Два юбилея
Два юбилея
Во время суда над демонстрантами особую симпатию вызвал у меня высокий пожилой человек, организовавший сбор подписей под заявлением с требованием выгнать из зала суда заранее привезенных туда «мальчиков» и впустить нас — друзей подсудимых. Это был разжалованный генерал и видный ученый П. Г. Григоренко. До этого я видел его в доме у Павла Литвинова, где было много народу и гостей друг другу не представляли. Мне захотелось с ним познакомиться поближе. Кто-то в последний день суда поздравил его с наступающим шестидесятилетием, но он ответил:
— Поздравления я буду принимать только у себя дома в день рождения, — и, окинув с высоты своего роста окружающих, добавил, — приглашаю всех, кто захочет меня посетить.
В день его рождения я отправился на Комсомольский проспект позвонить в дверь, поздравить, и если не проявит особого радушия, сделать вид, что я и не собирался у него задерживаться, а спешу по делам и заглянул по дороге. Но получилось совсем не так. Он очень энергично и радушно заставил меня раздеться и ввел в комнату, где за столом сидели гости. Один худощавый человек, окинув взглядом меня в дверях, сказал:
— Вроде личность его знакомая.
Кто-то из-за стола добавил:
— И не только личность, а и сам человек. Чего стоишь, занимай свободное место.
Я протер запотевшие очки и осмотрелся. Гостей было не очень много, но среди них около половины были мне знакомы, а некоторые — очень давно. В этот же день праздновалось рождение и жены Петра Григорьевича — Зинаиды Михайловны. Обстановка была столь непринужденная, что у меня создалось впечатление, будто я в этом доме бывал испокон веков, а хозяева — мои давнишние друзья. Собственно говоря, дружба у нас действительно завязалась, а потом подкрепилась и родственными отношениями, так как одна из сестер моей жены вышла замуж за сына Петра Григорьевича Андрея. На этом запас невест из семьи Великановых иссяк. Старшая, Таня — за Бабицким, Ася — за мной, Катя — за Саней Даниэлем (сыном Юлия Даниэля и Ларисы Богораз) и, наконец, Маша… Кто-то окрестил мою тещу «тещей русской демократии»…
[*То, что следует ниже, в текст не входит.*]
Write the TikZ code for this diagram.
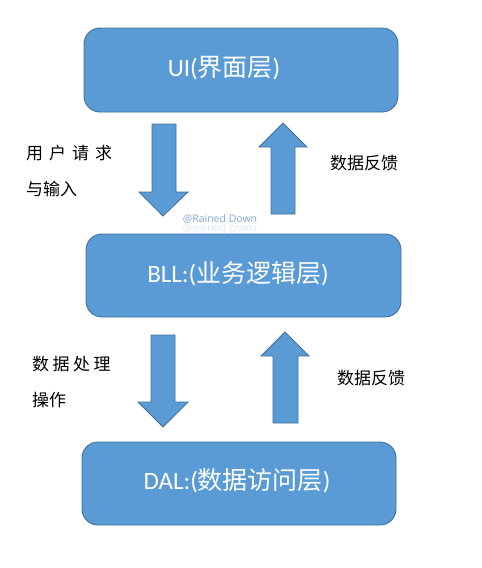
\documentclass[tikz,border=0pt]{standalone}
\usepackage{fontspec}
\setmainfont{Carlito}
\newfontfamily\cjk{Noto Sans CJK SC}
\newfontfamily\wm{Open Sans}
\definecolor{boxfill}{HTML}{5B9BD5}
\definecolor{boxline}{HTML}{41719C}
\definecolor{wmblue}{HTML}{7FA8DA}
\begin{document}
\begin{tikzpicture}[x=1pt,y=-1pt,
  layerbox/.style={draw=boxline,fill=boxfill,line width=0.9pt,rounded corners=16pt},
  blockarrow/.style={draw=boxline,fill=boxfill,line width=0.8pt,line join=miter},
  layertext/.style={text=white,font=\fontsize{25}{28}\selectfont,inner sep=0pt},
  lbl/.style={anchor=west,inner sep=0pt,font=\cjk\fontsize{17}{20}\selectfont}]
\useasboundingbox (0,0) rectangle (482,568);
\fill[white] (0,0) rectangle (482,568);
% layer boxes
\draw[layerbox] (84,28) rectangle (398,112);
\draw[layerbox] (86,234) rectangle (401,317);
\draw[layerbox] (82,442) rectangle (396,525);
\node[layertext] (ui)  at (224,68)  {UI({\cjk 界面层})};
\node[layertext] (bll) at (238,274) {BLL:({\cjk 业务逻辑层})};
\node[layertext] (dal) at (237,481) {DAL:({\cjk 数据访问层})};
% arrows UI <-> BLL
\draw[blockarrow] (152,124) -- (176,124) -- (176,192) -- (188,192) -- (163,216) -- (139,192) -- (152,192) -- cycle;
\draw[blockarrow] (283,123) -- (307,147) -- (295,147) -- (295,214) -- (271,214) -- (271,147) -- (259,147) -- cycle;
% arrows BLL <-> DAL
\draw[blockarrow] (151,335) -- (175,335) -- (175,402) -- (188,402) -- (163,427) -- (138,402) -- (151,402) -- cycle;
\draw[blockarrow] (285,332) -- (309,356) -- (298,356) -- (298,423) -- (273,423) -- (273,356) -- (261,356) -- cycle;
% labels
\node[lbl] (req1) at (26,153) {\spaceskip=6pt\relax 用 户 请 求};
\node[lbl] (req2) at (26,189) {与输入};
\node[lbl] (fb1) at (330,163) {数据反馈};
\node[lbl] (op1) at (32,364) {\spaceskip=3.5pt\relax 数 据 处 理};
\node[lbl] (op2) at (32,400) {操作};
\node[lbl] (fb2) at (337,378) {数据反馈};
% watermark
\node[text=wmblue,font=\wm\fontsize{10.5}{12}\selectfont,inner sep=0pt] (wm) at (220,219) {@Rained Down};
\node[text=wmblue,opacity=0.25,yscale=-1,font=\wm\fontsize{10.5}{12}\selectfont,inner sep=0pt] (wmr) at (220,229) {@Rained Down};
\end{tikzpicture}
\end{document}
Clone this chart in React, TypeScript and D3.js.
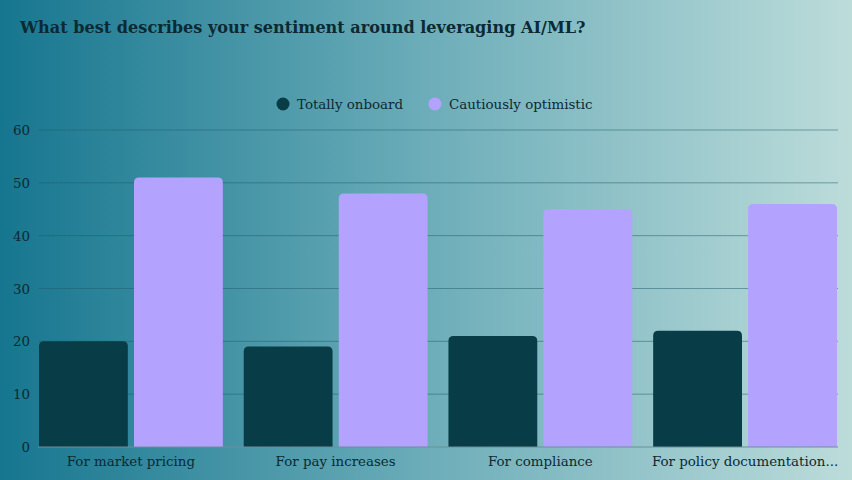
import * as d3 from 'd3'
import {useRef, useEffect} from 'react'

const categories: string[] = ['For market pricing', 'For pay increases', 'For compliance', 'For policy documentation...']
const seriesNames: string[] = ['Totally onboard', 'Cautiously optimistic']
const onboard: number[] = [20, 19, 21, 22]
const optimistic: number[] = [51, 48, 45, 46]
const yTicks: number[] = [0, 10, 20, 30, 40, 50, 60]
const colors: string[] = ['#083d47', '#b4a2ff']

const width = 852
const height = 480
const margin = {left: 39, right: 15, top: 130, bottom: 33}
const font = '"DejaVu Serif", serif'
const textColor = '#0b2a33'

// rect with rounded top corners only
const topRounded = (x: number, y: number, w: number, h: number, r: number): string => {
  const rr = Math.min(r, h, w / 2)
  return `M${x},${y + h}V${y + rr}Q${x},${y} ${x + rr},${y}H${x + w - rr}Q${x + w},${y} ${x + w},${y + rr}V${y + h}Z`
}

export default function App() {
  const svgRef = useRef(null)

  useEffect((): void => {
    const SVG = d3.select(svgRef.current)
    SVG.selectAll('*').remove()

    const defs = SVG.append('defs')
    const grad = defs.append('linearGradient')
      .attr('id', 'bg')
      .attr('x1', '0%').attr('y1', '0%')
      .attr('x2', '100%').attr('y2', '0%')
    grad.append('stop').attr('offset', '0%').attr('stop-color', '#16768f')
    grad.append('stop').attr('offset', '50%').attr('stop-color', '#6cadb9')
    grad.append('stop').attr('offset', '100%').attr('stop-color', '#bcdcda')

    SVG.append('rect')
      .attr('width', width).attr('height', height)
      .attr('fill', 'url(#bg)')

    SVG.append('text')
      .attr('x', 20).attr('y', 33)
      .attr('font-family', font)
      .attr('font-weight', 'bold')
      .attr('font-size', 16.1)
      .attr('fill', textColor)
      .text('What best describes your sentiment around leveraging AI/ML?')

    const xScale = d3.scaleBand<string>()
      .domain(categories)
      .range([margin.left, width - margin.right])
      .paddingInner(0.102)
      .paddingOuter(0)
    const subScale = d3.scaleBand<string>()
      .domain(seriesNames)
      .range([0, xScale.bandwidth()])
      .paddingInner(0.065)
    const yScale = d3.scaleLinear()
      .domain([0, 60])
      .range([height - margin.bottom, margin.top])

    // grid
    SVG.append('g')
      .selectAll('line')
      .data(yTicks.filter(t => t > 0))
      .enter()
      .append('line')
      .attr('x1', margin.left).attr('x2', width - margin.right + 1)
      .attr('y1', d => yScale(d)).attr('y2', d => yScale(d))
      .attr('stroke', '#1f5c6c')
      .attr('stroke-opacity', 0.5)
      .attr('stroke-width', 1)

    // y labels
    SVG.append('g')
      .selectAll('text')
      .data(yTicks)
      .enter()
      .append('text')
      .attr('x', 30)
      .attr('y', d => yScale(d) + 5)
      .attr('text-anchor', 'end')
      .attr('font-family', font)
      .attr('font-size', 13.4)
      .attr('fill', textColor)
      .text(d => d)

    const values = [onboard, optimistic]
    const groups = SVG.append('g')
      .selectAll('g')
      .data(categories)
      .enter()
      .append('g')
      .attr('transform', d => `translate(${xScale(d)},0)`)

    groups.selectAll('path')
      .data((_d, i) => seriesNames.map((s, j) => ({s, v: values[j][i], j})))
      .enter()
      .append('path')
      .attr('d', d => topRounded(subScale(d.s)!, yScale(d.v), subScale.bandwidth(), yScale(0) - yScale(d.v), 5))
      .attr('fill', d => colors[d.j])

    // baseline
    SVG.append('line')
      .attr('x1', margin.left - 1).attr('x2', width - margin.right + 1)
      .attr('y1', yScale(0)).attr('y2', yScale(0))
      .attr('stroke', '#6d8f97')
      .attr('stroke-width', 1.2)

    // x labels
    SVG.append('g')
      .selectAll('text')
      .data(categories)
      .enter()
      .append('text')
      .attr('x', d => xScale(d)! + xScale.bandwidth() / 2)
      .attr('y', 466)
      .attr('text-anchor', 'middle')
      .attr('font-family', font)
      .attr('font-size', 13.4)
      .attr('fill', textColor)
      .text(d => d)

    // legend
    const legendX = [283, 435]
    const legend = SVG.append('g')
      .selectAll('g')
      .data(seriesNames)
      .enter()
      .append('g')
      .attr('transform', (_d, i) => `translate(${legendX[i]},104)`)
    legend.append('circle')
      .attr('r', 6.5)
      .attr('fill', (_d, i) => colors[i])
    legend.append('text')
      .attr('x', 14).attr('y', 4.5)
      .attr('font-family', font)
      .attr('font-size', 13.4)
      .attr('fill', textColor)
      .text(d => d)
  }, [])

  return <svg ref={svgRef} width={width} height={height} style={{position: 'absolute', left: 0, top: 0}}></svg>
}
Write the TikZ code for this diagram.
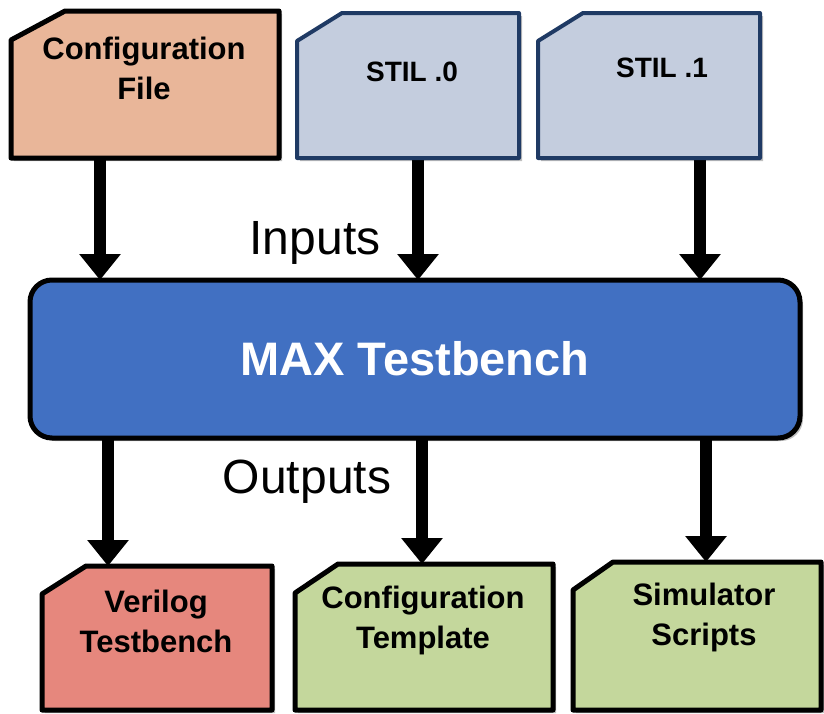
\documentclass[tikz,border=0pt]{standalone}
\usepackage{fontspec}
\setmainfont{Liberation Sans}
\usetikzlibrary{arrows.meta}
\definecolor{peach}{HTML}{E9B699}
\definecolor{stilfill}{HTML}{C4CDDE}
\definecolor{navy}{HTML}{1F3A64}
\definecolor{mainblue}{HTML}{4170C2}
\definecolor{salmon}{HTML}{E6877D}
\definecolor{sage}{HTML}{C4D79C}
\tikzset{
  frame/.style={inner sep=0pt, outer sep=0pt},
  docline/.style={line width=5pt, line join=round, draw=black,
    preaction={fill=black, opacity=.25, transform canvas={xshift=3pt,yshift=-3pt}}},
  lbl/.style={align=center, font=\fontsize{31}{40}\selectfont\bfseries},
  mainbox/.style={draw=black, line width=5pt, fill=mainblue, rounded corners=22pt,
    minimum width=770pt, minimum height=158pt, inner sep=0pt, outer sep=0pt,
    text=white, font=\fontsize{47}{50}\selectfont\bfseries,
    preaction={fill=black, opacity=.25, transform canvas={xshift=3pt,yshift=-3pt}}},
  arr/.style={line width=12pt, -{Triangle[width=40pt,length=26pt]}},
  side/.style={font=\fontsize{48}{50}\selectfont}
}
\begin{document}
\begin{tikzpicture}[x=1pt,y=-1pt]
\useasboundingbox (0,0) rectangle (824,713);
% anchor frames for the document boxes
\node[frame, minimum width=268pt, minimum height=147pt] (cfg) at (145,84.5) {};
\node[frame, minimum width=222pt, minimum height=145pt] (stila) at (408,85.5) {};
\node[frame, minimum width=222pt, minimum height=145pt] (stilb) at (649,85.5) {};
\node[frame, minimum width=230pt, minimum height=144pt] (ver) at (157,638) {};
\node[frame, minimum width=258pt, minimum height=146pt] (tpl) at (424,637) {};
\node[frame, minimum width=248pt, minimum height=148pt] (sim) at (697,636) {};
% main box
\node[mainbox] (main) at (415,359) {MAX Testbench};
% arrows
\draw[arr] ([xshift=-45pt]cfg.south) -- ([xshift=-45pt]cfg.south |- main.north);
\draw[arr] ([xshift=10pt]stila.south) -- ([xshift=10pt]stila.south |- main.north);
\draw[arr] ([xshift=51pt]stilb.south) -- ([xshift=51pt]stilb.south |- main.north);
\draw[arr] ([xshift=-49pt]ver.north |- main.south) -- ([xshift=-49pt]ver.north);
\draw[arr] ([xshift=-2pt]tpl.north |- main.south) -- ([xshift=-2pt]tpl.north);
\draw[arr] ([xshift=9pt]sim.north |- main.south) -- ([xshift=9pt]sim.north);
% document shapes
\path[docline, fill=peach] (cfg.south west) -- (cfg.south east) -- (cfg.north east)
  -- ([xshift=54pt]cfg.north west) -- ([yshift=-29pt]cfg.north west) -- cycle;
\path[docline, draw=navy, line width=4pt, fill=stilfill] (stila.south west) -- (stila.south east) -- (stila.north east)
  -- ([xshift=45pt]stila.north west) -- ([yshift=-28pt]stila.north west) -- cycle;
\path[docline, draw=navy, line width=4pt, fill=stilfill] (stilb.south west) -- (stilb.south east) -- (stilb.north east)
  -- ([xshift=45pt]stilb.north west) -- ([yshift=-28pt]stilb.north west) -- cycle;
\path[docline, fill=salmon] (ver.south west) -- (ver.south east) -- (ver.north east)
  -- ([xshift=44pt]ver.north west) -- ([yshift=-28pt]ver.north west) -- cycle;
\path[docline, fill=sage] (tpl.south west) -- (tpl.south east) -- (tpl.north east)
  -- ([xshift=43pt]tpl.north west) -- ([yshift=-29pt]tpl.north west) -- cycle;
\path[docline, fill=sage] (sim.south west) -- (sim.south east) -- (sim.north east)
  -- ([xshift=40pt]sim.north west) -- ([yshift=-28pt]sim.north west) -- cycle;
% labels
\node[lbl] (cfgtxt) at (144,68) {Configuration\\File};
\node[lbl, font=\fontsize{28}{30}\selectfont\bfseries] (stilatxt) at (412,72) {STIL .0};
\node[lbl, font=\fontsize{28}{30}\selectfont\bfseries] (stilbtxt) at (662,68) {STIL .1};
\node[lbl] (vertxt) at (156,621) {Verilog\\Testbench};
\node[lbl] (tpltxt) at (423,620) {Configuration\\Template};
\node[lbl] (simtxt) at (704,617) {Simulator\\Scripts};
\node[side] (inputs) at (315,243) {Inputs};
\node[side] (outputs) at (307,482) {Outputs};
\end{tikzpicture}
\end{document}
Ходить по дням рождения к незнакомым людям мне понравилось и 11 декабря я поехал в Рязань, надеясь «погулять» на пятидесятилетнем юбилее А. И. Солженицына. На этот раз я нагрузил сумку спиртным и поздно вечером позвонил в дом на улице Яблочкина. Александр Исаевич оказался почему-то трезвым. Побеседовав со мной минут двадцать, он заметил:
— Через двадцать минут уходит из Рязани последний поезд. Вы рискуете на него опоздать.
Принять дары он категорически отказался. Честно говоря, я чувствовал себя по дороге домой не в своей тарелке. Потом ночевавший в этот день у Солженицына Л. З. Копелев мне разъяснил, что, во-первых, Солженицын почти все время работает (даже в дни своих юбилеев), очень ценит время и не тратит его на разговоры даже с близкими друзьями; во-вторых, А.И. не пьет (даже в дни своих юбилеев); в-третьих, он рано ложится спать (не делая из этого правила исключения и в день юбилея), и, наконец, не принимает подарков. Если бы вдруг он изменил всем своим правилам в день юбилея и захотел бы меня оставить пить и ночевать (что в его доме опять-таки не принято), то единственное спальное гостевое место (диван) было занято им, Копелевым.
2-го мая 1969 года Григоренко позвонили из Ташкента по телефону и просили приехать на суд, где он собирался выступить и защиту крымских татар. Татары официально были реабилитированы, но в Крым их не пускали. Наиболее активных радетелей за свои права время от времени судили. На один из таких судов татары пригласили в качестве общественного защитника П. Г. Григоренко. На аэродром Григоренко поехал прямо от праздничного стола — был день рождения его сына. Мы с Машей Подъяпольской проводили его на аэродром и долго с ним не встречались. Звонок был провокацией. В Ташкенте Петра Григорьевича арестовали, и мы с ним в СССР смогли пообщаться только через форточку Черняховской психбольницы. Но это было перед самым моим отъездом из СССР.
Группа людей написала письмо в газеты и к общественности с возмущением против ареста Григоренко. Кроме того, возникшая в это время Инициативная группа по защите прав человека написала письмо в ООН. В Инициативную группу я не входил, но моя фамилия в этих документах стояла. Это послужило поводом для первой серьезной беседы с представителями власти.